从「失落」到「探索」是一段戏剧性的道途。每位来自各国的演员,以接近自己国家在亚洲经济流动中的社经位置呈现出角色的特质,而后在亚洲街交错组构成具普遍性与特殊性的议题。在「探索」的这场戏中,主要透过劳工与工业化、新民主与军事化、本土权益与文化认同等三项主题,将亚洲在后冷战年代的资本流动中的现状,具象化地搬上舞台的表演情境。

失落、探索、认同形成《亚洲的呐喊》一剧的三部曲。在「认同」的这个部分,以一场仪式性的航行,将亚洲街的各色人等渡向黎明的彼岸,传统表演的特质成为非仅是表现美学的艺术性而已,并将文化认同的深刻意涵给提升出来。

在这项跨文化交流的剧场活动中,亚洲各国民众剧场People's Theatre的演员,在菲律宾的圣.巴雷斯城里展开排练活动。负责此项演出的「亚洲民众文化协会」A.C.P.C创始人Al Santos,同时也是本剧的导演,以他长达二十年在民众剧场的草根经验,带领语言、文化、认知截然有别的各国表演者,共聚一堂,以工作坊的互动方式展开排练工作。
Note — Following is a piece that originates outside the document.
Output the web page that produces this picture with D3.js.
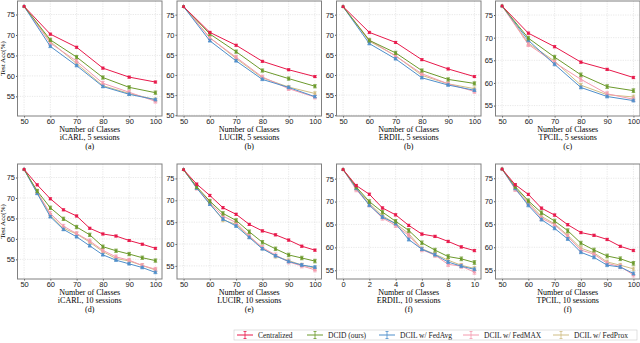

「从八九年的《亚洲的呐喊》到这回的演出,我都强调以工作坊的训练方式,让背景差异的文化进行交流。」Al Santos说:「其目的便是在展开民众文化的草根运动。」

在Al Santos,或广泛的民众戏剧工作者的想法中,文化本身具备运动的性质。透过参与者的互动过程,融合文化的差异,并寻找矛盾的冲突点。「如果,不以草根的工作坊方式互动的话,类似的跨国性剧场将失落其根源性意涵」Al Santos说,「剧场并不仅仅是为了提供观众赏心悦目的表演罢了!」从这样的角度出发,《亚洲的呐喊》甚至刻意离弃了写作完整的剧本,而以初具雏型的剧本纲要为蓝图,让全部的演员成为角色的创造者。「很多时候,导演也只不过是一个擅长于整合各别想法与动作的辅导者或训练师而已!」Al进一步说。

要既有「草根」,又有「艺术」

《亚洲的呐喊》称得上是集合亚洲民众剧场精华的一出代表作品,其意涵非止于呈现表演中的亚洲剧场美学。更重要的在于:反思「跨文化交流」的繁复与多层互动。

而在San Barles长达一个半月的训练活动中,如何让语言、认知隔阂所导致的文化差异在冲突的过程中达成共识,既观照到剧场的艺术水准,且让集体创作的文化动力呈现出来,似乎成为评估此一演出时不可或缺的重要质素。